Why a Twin Is Not Just Two Singles

Lesson 01 of 40·Reading · 9 min

A multi-engine airplane offers redundancy, but that redundancy is conditional. The single most important mental shift for a new multi-engine pilot is this: a light twin with one engine inoperative is not a single — it is a crippled twin. The loss of one engine in a typical light twin removes roughly 50% of available power but as much as 80–90% of the rate-of-climb performance.

The 80% Rule

Climb performance depends on excess power — the power available beyond what is needed for level flight. Most of an engine's output at climb speed is already consumed holding the airplane up. The remainder produces climb. When you lose one of two engines, you remove half the total power but you remove a far larger share of the excess. This is why a Vmc-limited light twin may climb only 100–300 fpm on one engine at sea level, and not at all at altitude.

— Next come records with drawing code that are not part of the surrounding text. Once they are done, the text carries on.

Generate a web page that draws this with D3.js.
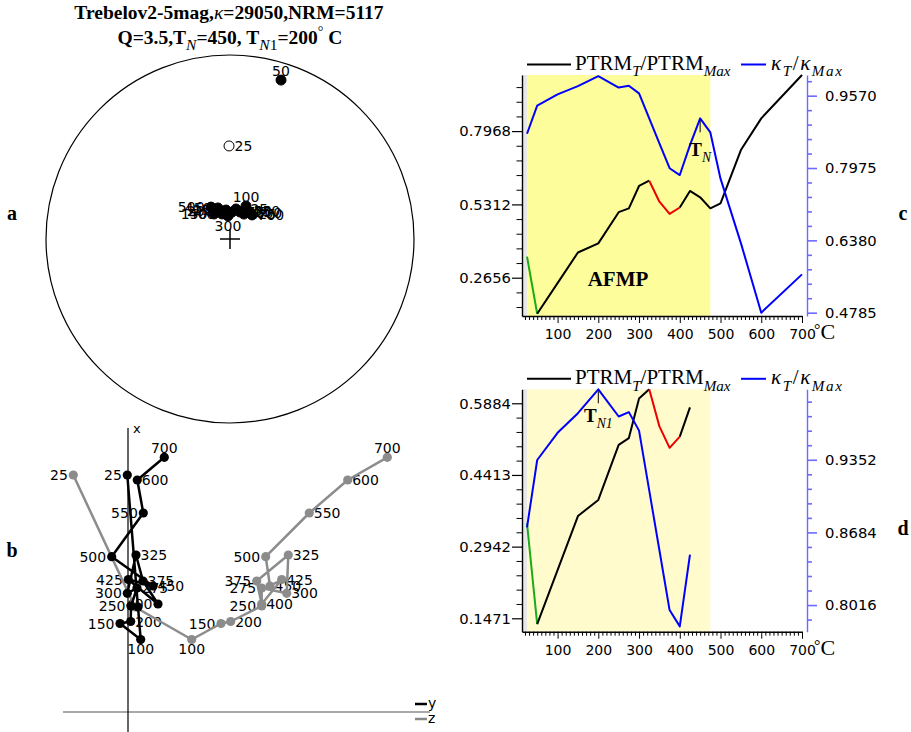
<!DOCTYPE html>
<html><head><meta charset="utf-8">
<script src="https://cdn.jsdelivr.net/npm/d3@7"></script>
<style>body{margin:0;background:#fff}svg{display:block}</style>
</head><body>
<svg id="fig" width="911" height="732"></svg>
<script>
// ---------- thermomagnetic curves (panels c, d) ----------
const temps = [25,50,100,150,200,250,275,300,325,350,375,400,425,450,475,500,550,600,700];
const ptrm  = [0.342,0.135,0.246,0.357,0.390,0.503,0.517,0.598,0.617,0.541,0.497,0.520,0.580,0.557,0.517,0.535,0.728,0.843,1.000];
const kappa = [0.873,0.935,0.960,0.978,1.000,0.975,0.979,0.962,0.907,0.852,0.797,0.782,0.848,0.907,0.876,0.774,0.632,0.4785,0.563];
const xTicks = [100,200,300,400,500,600,700];
const shadeRange = [25,475];
const cLeftTicks  = [0.2656,0.5312,0.7968];
const cRightTicks = [0.4785,0.6380,0.7975,0.9570];
const dLeftTicks  = [0.1471,0.2942,0.4413,0.5884];
const dRightTicks = [0.8016,0.8684,0.9352];

// ---------- demagnetisation steps (panels a, b) ----------
const steps = [25,50,100,150,200,250,275,300,325,375,400,425,450,500,550,600,700];
// vector components, arbitrary units
const compX = [2370,1050,725,885,905,1060,1240,1187,1570,1310,1080,1325,1260,1553,1990,2320,2547];
const compY = [-7,100,127,-80,27,30,90,-7,80,150,300,3,250,-163,153,93,363];
const compZ = [-547,70,637,930,1027,1337,1337,1587,1603,1287,1337,1537,1420,1377,1813,2197,2593];
// directions for the equal-area net
const decl = [359.4,17.8,25.9,327.4,340.4,352.2,4.2,355.0,11.3,20.3,342.3,29.2,338.8,329.3,32.7,37.6,42.5];
const incl = [-48.1,10.2,73.8,76.9,76.9,77.1,78.1,79.8,76.5,77.3,78.4,77.4,75.3,73.6,75.3,75.5,75.6];
// label placement per step
const stereoLabelSide = ['r','t','t','l','l','l','r','b','r','r','l','r','l','l','r','r','r'];
const zyLabelSide = ['l','','b','l','r','l','r','l','r','r','l','l','r','l','l','r','t'];
const zzLabelSide = ['l','','b','l','r','l','l','r','r','l','r','r','r','l','r','r','t'];

const svg = d3.select('#fig');
const SERIF = '"Liberation Serif","Times New Roman",serif';
const SANS = '"DejaVu Sans",sans-serif';

// text with sub/superscripts
function rich(g, x, y, parts, size, opts) {
  opts = opts || {};
  const t = g.append('text').attr('x', x).attr('y', y)
    .attr('text-anchor', opts.anchor || 'start')
    .style('font-family', opts.family || SERIF).style('font-size', size + 'px')
    .style('font-weight', opts.bold ? 'bold' : 'normal');
  if (opts.spacing) t.style('letter-spacing', opts.spacing + 'px');
  let shift = 0;
  parts.forEach(p => {
    const s = t.append('tspan').text(p.t);
    const target = p.sub ? size * 0.3 : p.sup ? -size * 0.4 : 0;
    if (target !== shift) { s.attr('dy', target - shift); shift = target; }
    if (p.sub || p.sup) s.style('font-size', (size * (p.scale || 0.72)) + 'px');
    if (p.i) s.style('font-style', 'italic');
    if (p.b === false) s.style('font-weight', 'normal');
    if (p.b === true) s.style('font-weight', 'bold');
  });
  return t;
}

// ---------- title ----------
rich(svg, 229, 19, [
  {t:'Trebelov2-5mag,'}, {t:'κ', i:true, b:false}, {t:'=29050,NRM=5117'}
], 19.5, {anchor:'middle', bold:true});
rich(svg, 230, 44, [
  {t:'Q=3.5,T'}, {t:'N', sub:true, i:true, b:false, scale:0.8}, {t:'=450, T'},
  {t:'N', sub:true, i:true, b:false, scale:0.8}, {t:'1', sub:true, b:false, scale:0.8}, {t:'=200'},
  {t:'°', sup:true, b:false}, {t:' C'}
], 19.5, {anchor:'middle', bold:true});

// panel letters
[['a',12,220],['b',12,557],['c',903,220],['d',903,535]].forEach(([s,x,y]) =>
  svg.append('text').attr('x',x).attr('y',y).attr('text-anchor','middle')
    .style('font-family',SERIF).style('font-weight','bold').style('font-size','20px').text(s));

// ---------- thermomagnetic panels ----------
function minorTicks(majors, n, lo, hi) {
  const step = (majors[1] - majors[0]) / n, out = [];
  const start = majors[0] - Math.floor((majors[0] - lo) / step) * step;
  for (let v = start; v <= hi + 1e-9; v += step) {
    if (!majors.some(m => Math.abs(m - v) < step / 10)) out.push(v);
  }
  return out;
}

function thermoPanel(cfg) {
  const g = svg.append('g');
  const x = d3.scaleLinear().domain([12.7, 700]).range([522, 802]);
  const yL = d3.scaleLinear().domain(cfg.leftDomain).range([cfg.bottom, cfg.top]);
  const yR = d3.scaleLinear().domain(cfg.rightDomain).range([cfg.bottom, cfg.top]);
  const h = cfg.bottom - cfg.top;

  g.append('rect').attr('x', x(12.7)).attr('y', cfg.top).attr('width', x(25) - x(12.7))
    .attr('height', h).attr('fill', '#e8e8e8');
  g.append('rect').attr('x', x(shadeRange[0])).attr('y', cfg.top)
    .attr('width', x(shadeRange[1]) - x(shadeRange[0])).attr('height', h).attr('fill', cfg.shade);

  // axes
  const fmt = d3.format('.4f');
  const la = g.append('g').attr('transform', 'translate(522,0)')
    .call(d3.axisLeft(yL).tickValues(cfg.leftTicks).tickSize(10).tickSizeOuter(0).tickPadding(1).tickFormat(fmt));
  g.append('g').attr('transform', 'translate(522,0)')
    .call(d3.axisLeft(yL).tickValues(minorTicks(cfg.leftTicks, 5, cfg.leftDomain[0], cfg.leftDomain[1]))
      .tickSize(5.5).tickSizeOuter(0).tickFormat(''))
    .select('.domain').remove();
  const ra = g.append('g').attr('transform', 'translate(807,0)')
    .call(d3.axisRight(yR).tickValues(cfg.rightTicks).tickSize(10).tickSizeOuter(0).tickPadding(8).tickFormat(fmt));
  const rm = g.append('g').attr('transform', 'translate(807,0)')
    .call(d3.axisRight(yR).tickValues(minorTicks(cfg.rightTicks, 5, cfg.rightDomain[0], cfg.rightDomain[1]))
      .tickSize(5).tickSizeOuter(0).tickFormat(''));
  rm.select('.domain').remove();
  [ra, rm].forEach(a => {
    a.selectAll('.domain, line').attr('stroke', '#6b6bff').attr('stroke-width', 1.6);
  });
  const ba = g.append('g').attr('transform', `translate(0,${cfg.bottom})`)
    .call(d3.axisBottom(x).tickValues(xTicks).tickSize(7).tickSizeOuter(0).tickPadding(6));
  g.append('g').attr('transform', `translate(0,${cfg.bottom})`)
    .call(d3.axisBottom(x).tickValues(d3.range(20, 700, 10).filter(v => v % 100)).tickSize(4).tickFormat(''))
    .select('.domain').remove();
  [la, ra, ba].forEach(a => a.selectAll('text').style('font-family', SANS).style('font-size', '14.8px').attr('fill', '#000'));
  ba.selectAll('text').style('font-size', '14px');
  g.selectAll('.domain').attr('stroke-width', 1.4);
  la.selectAll('line').attr('stroke-width', 1.2);
  g.append('text').attr('x', x(700) + 12).attr('y', cfg.bottom + 23)
    .style('font-family', SERIF).style('font-size', '22px')
    .call(t => { t.append('tspan').text('°').attr('dy', -4).style('font-size', '16px');
                 t.append('tspan').text('C').attr('dy', 4); });

  // curves
  const keep = temps.map((t, i) => i).filter(i => temps[i] <= cfg.tMax);
  const lineL = d3.line().x(i => x(temps[i])).y(i => yL(ptrm[i]));
  const lineR = d3.line().x(i => x(temps[i])).y(i => yR(kappa[i]));
  const seg = (a, b) => keep.filter(i => temps[i] >= a && temps[i] <= b);
  [[25, 50, '#1aaa1a'], [50, 325, '#000'], [325, 400, '#ee0000'], [400, 700, '#000']].forEach(([a, b, c]) => {
    const idx = seg(a, b);
    if (idx.length > 1) g.append('path').attr('d', lineL(idx)).attr('fill', 'none')
      .attr('stroke', c).attr('stroke-width', 2).attr('stroke-linejoin', 'round');
  });
  g.append('path').attr('d', lineR(keep)).attr('fill', 'none').attr('stroke', '#0000ff')
    .attr('stroke-width', 2).attr('stroke-linejoin', 'round');

  // transition-temperature marker
  const ai = temps.indexOf(cfg.markT);
  const ax = x(cfg.markT), ay = yR(kappa[ai]);
  g.append('line').attr('x1', ax).attr('x2', ax).attr('y1', ay + 2).attr('y2', ay + 14)
    .attr('stroke', '#000').attr('stroke-width', 1);
  rich(g, ax, ay + cfg.markDy, [{t:'T', b:true}].concat(cfg.markSub), 19, {anchor:'middle'});

  // legend
  const ly = cfg.top - 10.5;
  g.append('line').attr('x1', 527).attr('x2', 571).attr('y1', ly).attr('y2', ly).attr('stroke', '#000').attr('stroke-width', 2);
  rich(g, 575, ly + 5.5, [{t:'PTRM'}, {t:'T', sub:true, i:true}, {t:'/PTRM'}, {t:'Max', sub:true, i:true}], 21);
  g.append('line').attr('x1', 741).attr('x2', 766).attr('y1', ly).attr('y2', ly).attr('stroke', '#0000ff').attr('stroke-width', 2);
  rich(g, 771, ly + 5.5, [{t:'κ', i:true}, {t:'T', sub:true, i:true}, {t:'/'}, {t:'κ', i:true}, {t:'Max', sub:true, i:true}], 21, {spacing: 1.6});
  return {g, x, yL, yR};
}

const pc = thermoPanel({
  top: 75, bottom: 316, leftDomain: [0.1269, 1.0], rightDomain: [0.4712, 1.0026],
  leftTicks: cLeftTicks, rightTicks: cRightTicks, shade: '#fdfd9c', tMax: 700,
  markT: 450, markDy: 37.5, markSub: [{t:'N', sub:true, i:true}]
});
pc.g.append('text').attr('x', 618).attr('y', 286).attr('text-anchor', 'middle')
  .style('font-family', SERIF).style('font-weight', 'bold').style('font-size', '21px').text('AFMP');

thermoPanel({
  top: 389.3, bottom: 631.7, leftDomain: [0.1196, 0.6171], rightDomain: [0.7771, 1.0],
  leftTicks: dLeftTicks, rightTicks: dRightTicks, shade: '#fffbcc', tMax: 425,
  markT: 200, markDy: 33, markSub: [{t:'N1', sub:true, i:true}]
});

// ---------- equal-area net (panel a) ----------
const net = {cx: 230, cy: 239, r: 184};
const sx = d3.scaleLinear().domain([-1, 1]).range([net.cx - net.r, net.cx + net.r]);
const sy = d3.scaleLinear().domain([-1, 1]).range([net.cy + net.r, net.cy - net.r]);
const rad = Math.PI / 180;
function project(dec, inc) {
  const r = Math.SQRT2 * Math.sin((90 - Math.abs(inc)) * rad / 2);
  return [sx(r * Math.sin(dec * rad)), sy(r * Math.cos(dec * rad))];
}
const ga = svg.append('g');
ga.append('ellipse').attr('cx', sx(0)).attr('cy', sy(0)).attr('rx', sx(1) - sx(0)).attr('ry', sy(-1) - sy(0))
  .attr('fill', 'none').attr('stroke', '#000').attr('stroke-width', 1.2);
const c0 = [sx(0), sy(0)];
ga.append('path').attr('d', `M${c0[0]-10},${c0[1]}H${c0[0]+10}M${c0[0]},${c0[1]-10}V${c0[1]+10}`)
  .attr('stroke', '#000').attr('stroke-width', 1.5);

function placeLabel(g, px, py, side, text, r, size) {
  const t = g.append('text').style('font-family', SANS).style('font-size', (size || 14) + 'px').text(text);
  if (side === 'l') t.attr('x', px - r - 1).attr('y', py).attr('dy', '0.36em').attr('text-anchor', 'end');
  if (side === 'r') t.attr('x', px + r).attr('y', py).attr('dy', '0.36em').attr('text-anchor', 'start');
  if (side === 't') t.attr('x', px).attr('y', py - 4).attr('text-anchor', 'middle');
  if (side === 'b') t.attr('x', px).attr('y', py + 4).attr('dy', '0.76em').attr('text-anchor', 'middle');
}
const sp = steps.map((s, i) => project(decl[i], incl[i]));
steps.forEach((s, i) => placeLabel(ga, sp[i][0], sp[i][1], stereoLabelSide[i], s, 5.5, 14));
steps.forEach((s, i) => {
  ga.append('circle').attr('cx', sp[i][0]).attr('cy', sp[i][1]).attr('r', 5)
    .attr('fill', incl[i] < 0 ? '#fff' : '#000').attr('stroke', '#000').attr('stroke-width', 1);
});

// ---------- orthogonal vector plot (panel b) ----------
const gb = svg.append('g');
const zx = d3.scaleLinear().domain([0, 1000]).range([128, 228]);
const zy = d3.scaleLinear().domain([0, 1000]).range([712, 612]);
gb.append('line').attr('x1', zx(-650)).attr('x2', zx(3020)).attr('y1', zy(0)).attr('y2', zy(0))
  .attr('stroke', '#555').attr('stroke-width', 1.2);
gb.append('line').attr('x1', zx(0)).attr('x2', zx(0)).attr('y1', zy(2840)).attr('y2', zy(-220))
  .attr('stroke', '#000').attr('stroke-width', 1.2);
gb.append('text').attr('x', zx(50)).attr('y', zy(2790)).style('font-family', SANS).style('font-size', '13px').text('x');
[['y', '#000', 704], ['z', '#888', 719]].forEach(([s, c, y]) => {
  gb.append('line').attr('x1', 415).attr('x2', 427).attr('y1', y).attr('y2', y).attr('stroke', c).attr('stroke-width', 2.5);
  gb.append('text').attr('x', 428).attr('y', y).attr('dy', '0.3em').style('font-family', SANS).style('font-size', '14px').text(s);
});

const series = [
  {h: compZ, color: '#8c8c8c', side: zzLabelSide},
  {h: compY, color: '#000', side: zyLabelSide}
];
series.forEach(sr => {
  steps.forEach((s, i) => { if (sr.side[i]) placeLabel(gb, zx(sr.h[i]), zy(compX[i]), sr.side[i], s, 4.5, 14); });
});
series.forEach(sr => {
  const line = d3.line().x(i => zx(sr.h[i])).y(i => zy(compX[i]));
  gb.append('path').attr('d', line(d3.range(steps.length))).attr('fill', 'none')
    .attr('stroke', sr.color).attr('stroke-width', 2.5).attr('stroke-linejoin', 'round');
  steps.forEach((s, i) => gb.append('circle').attr('cx', zx(sr.h[i])).attr('cy', zy(compX[i]))
    .attr('r', 4.6).attr('fill', sr.color));
});
</script>
</body></html>
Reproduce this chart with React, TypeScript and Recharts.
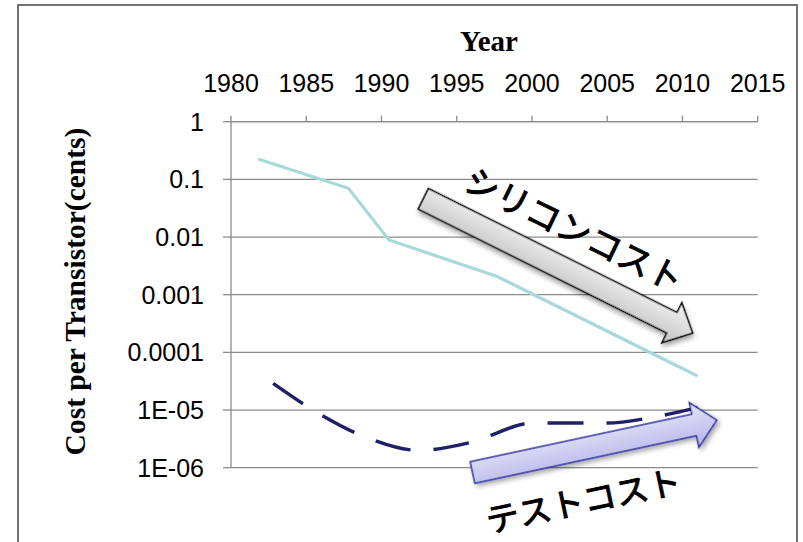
import React from 'react';
import { LineChart, Line, XAxis, YAxis, CartesianGrid } from 'recharts';

const xTicks = [1980, 1985, 1990, 1995, 2000, 2005, 2010, 2015];
const yTicks = [1e-6, 1e-5, 1e-4, 1e-3, 1e-2, 1e-1, 1];
const yTickLabels = ['1E-06', '1E-05', '0.0001', '0.001', '0.01', '0.1', '1'];

const siliconYears = [1981.8, 1987.8, 1990.5, 1997.7, 2011];
const siliconCost = [0.226, 0.07, 0.0089, 0.00206, 0.000039];

const testYears = [1982.8, 1986, 1989, 1992.5, 1996, 2000, 2005, 2008, 2011];
const testCost = [2.9e-5, 8.2e-6, 3.34e-6, 2.0e-6, 2.77e-6, 5.93e-6, 5.94e-6, 7.46e-6, 1.1e-5];

const xTitle = 'Year';
const yTitle = 'Cost per Transistor(cents)';
const siliconLabel = 'シリコンコスト';
const testLabel = 'テストコスト';

const siliconData = siliconYears.map((year, i) => ({ year, cost: siliconCost[i] }));
const testData = testYears.map((year, i) => ({ year, cost: testCost[i] }));

const fmtY = (v: number) => {
  const i = yTicks.findIndex((t) => Math.abs(Math.log10(t) - Math.log10(v)) < 1e-6);
  return i >= 0 ? yTickLabels[i] : String(v);
};

const arrowPoints = (L: number, w: number, h: number, hl: number) =>
  `0,${-w} ${L - hl},${-w} ${L - hl},${-h} ${L},0 ${L - hl},${h} ${L - hl},${w} 0,${w}`;

const tickFont = { fill: '#000', fontSize: 25, fontFamily: 'Liberation Sans, Arial, sans-serif' };

export default function App() {
  return (
    <div style={{ position: 'absolute', left: 0, top: 0, width: 803, height: 542, background: '#fff' }}>
      <LineChart
        width={803}
        height={542}
        margin={{ top: 81.7, right: 45.3, bottom: 74.3, left: 131 }}
      >
        <CartesianGrid vertical={false} stroke="#8c8c8c" strokeWidth={1.3} />
        <XAxis
          type="number"
          dataKey="year"
          domain={[1980, 2015]}
          ticks={xTicks}
          orientation="top"
          height={40}
          tickSize={6}
          tickMargin={24}
          stroke="#8c8c8c"
          strokeWidth={1.3}
          tick={tickFont}
          allowDataOverflow
        />
        <YAxis
          type="number"
          dataKey="cost"
          scale="log"
          domain={[1e-6, 1]}
          ticks={yTicks}
          width={100}
          tickSize={8}
          tickMargin={19}
          stroke="#8c8c8c"
          strokeWidth={1.3}
          tick={tickFont}
          tickFormatter={fmtY}
          allowDataOverflow
        />
        <Line
          data={siliconData}
          dataKey="cost"
          type="linear"
          stroke="#a8d9d9"
          strokeWidth={3.2}
          dot={false}
          isAnimationActive={false}
        />
        <Line
          data={testData}
          dataKey="cost"
          type="monotone"
          stroke="#1f2068"
          strokeWidth={3.5}
          strokeDasharray="36 23"
          dot={false}
          isAnimationActive={false}
        />
      </LineChart>
      <svg
        width={803}
        height={542}
        style={{ position: 'absolute', left: 0, top: 0, pointerEvents: 'none' }}
      >
        <defs>
          <linearGradient id="gGray" x1="0" y1="0" x2="0" y2="1">
            <stop offset="0" stopColor="#f4f4f4" />
            <stop offset="1" stopColor="#c2c2c2" />
          </linearGradient>
          <linearGradient id="gBlue" x1="0" y1="0" x2="0" y2="1">
            <stop offset="0" stopColor="#e6e6fa" />
            <stop offset="1" stopColor="#b3b3ea" />
          </linearGradient>
          <filter id="sh" x="-20%" y="-60%" width="140%" height="220%">
            <feDropShadow dx="2" dy="3" stdDeviation="2.5" floodColor="#000" floodOpacity="0.35" />
          </filter>
        </defs>
        <rect x={18} y={5} width={779} height={600} fill="none" stroke="#444" strokeWidth={1.5} />
        <text
          x={489}
          y={51}
          textAnchor="middle"
          fontSize={29}
          fontWeight="bold"
          fontFamily="Liberation Serif, Times New Roman, serif"
          fill="#000"
        >
          {xTitle}
        </text>
        <text
          x={0}
          y={0}
          transform="translate(75 291.5) rotate(-90)"
          textAnchor="middle"
          dominantBaseline="central"
          fontSize={29.5}
          fontWeight="bold"
          fontFamily="Liberation Serif, Times New Roman, serif"
          fill="#000"
        >
          {yTitle}
        </text>
        <g transform="translate(423.3 198.8) rotate(26.5)">
          <polygon
            points={arrowPoints(301, 11.6, 22.4, 23.3)}
            fill="url(#gGray)"
            stroke="#000"
            strokeWidth={1.5}
            strokeLinejoin="miter"
            filter="url(#sh)"
          />
        </g>
        <g transform="translate(472.5 472.5) rotate(-12.1)">
          <polygon
            points={arrowPoints(249.8, 11.1, 22.9, 23.2)}
            fill="url(#gBlue)"
            stroke="#3333a0"
            strokeWidth={1.5}
            filter="url(#sh)"
          />
        </g>
        <text
          x={0}
          y={0}
          transform="translate(575 228) rotate(26)"
          textAnchor="middle"
          dominantBaseline="central"
          fontSize={34}
          fontFamily="Noto Sans CJK JP, sans-serif"
          fill="#000"
          stroke="#000"
          strokeWidth={1}
        >
          {siliconLabel}
        </text>
        <text
          x={0}
          y={0}
          transform="translate(583 499) rotate(-11.8)"
          textAnchor="middle"
          dominantBaseline="central"
          fontSize={33}
          fontFamily="Noto Sans CJK JP, sans-serif"
          fill="#000"
          stroke="#000"
          strokeWidth={1}
        >
          {testLabel}
        </text>
      </svg>
    </div>
  );
}
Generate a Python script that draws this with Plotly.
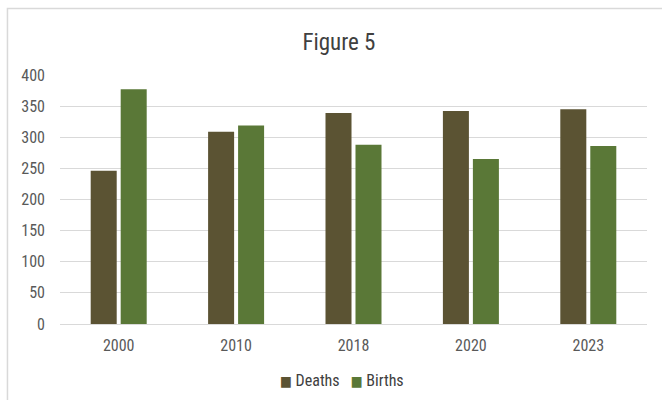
import plotly.graph_objects as go

years = ["2000", "2010", "2018", "2020", "2023"]
deaths = [246, 309, 339, 342, 345]
births = [377, 319, 288, 265, 286]

FONT = "Roboto Condensed, Liberation Sans Narrow, DejaVu Sans Condensed, sans-serif"
COL_D = "#5b5333"
COL_B = "#5a7837"

fig = go.Figure()
fig.add_trace(go.Bar(x=years, y=deaths, name="Deaths", marker=dict(color=COL_D, line=dict(width=0))))
fig.add_trace(go.Bar(x=years, y=births, name="Births", marker=dict(color=COL_B, line=dict(width=0))))

legend_text = "&nbsp;&nbsp;&nbsp;".join(
    f"<span style='color:{t.marker.color};font-size:14px'>■</span>&nbsp;<span style='color:#404040'>{t.name}</span>"
    for t in fig.data
)

fig.update_layout(
    width=662, height=400,
    margin=dict(l=60, r=15, t=75, b=76),
    paper_bgcolor="white", plot_bgcolor="white",
    barmode="group", bargap=0.489, bargroupgap=0.133,
    title=dict(text="Figure 5", x=0.512, xanchor="center", y=0.895, yanchor="middle",
               font=dict(family=FONT, size=23, color="#404040")),
    font=dict(family=FONT, size=16, color="#595959"),
    xaxis=dict(showline=True, linecolor="#d9d9d9", linewidth=1, ticks="", ticklabelstandoff=7,
               tickfont=dict(size=16, color="#595959")),
    yaxis=dict(range=[0, 400], dtick=50, gridcolor="#d9d9d9", gridwidth=1, zeroline=False,
               ticks="", ticklabelstandoff=14, tickfont=dict(size=16, color="#595959")),
    showlegend=False,
    annotations=[dict(text=legend_text, xref="paper", yref="paper", x=0.48, y=-0.225,
                      xanchor="center", yanchor="middle", showarrow=False,
                      font=dict(family=FONT, size=16))],
    shapes=[dict(type="rect", xref="paper", yref="paper", x0=-0.0895, x1=1.2, y0=-0.5, y1=1.267,
                 line=dict(color="#d9d9d9", width=1.5), fillcolor="rgba(0,0,0,0)", layer="below")],
)

fig.write_html("out.html")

New Hazards Unique to Twins
  • Asymmetric thrust. Power on one side only yaws and rolls the airplane toward the dead engine, demanding rudder, aileron, and bank to control.
  • Vmc — minimum control speed. Below this airspeed, full rudder cannot overcome the asymmetric yaw, and the airplane will roll and yaw uncontrollably toward the dead engine.
  • Critical engine. On most U.S. twins, the failure of the left engine is more adverse than the right.
  • Propeller drag. A windmilling prop creates enormous drag — sometimes more than the rest of the airframe combined — so failing to feather destroys what little climb you had.
The Payoff

When flown correctly, a twin gives you the ability to continue flight, climb (within limits), and reach a suitable airport after an engine failure that would force a single-engine airplane down. The skill set in this course exists to make that payoff real rather than theoretical.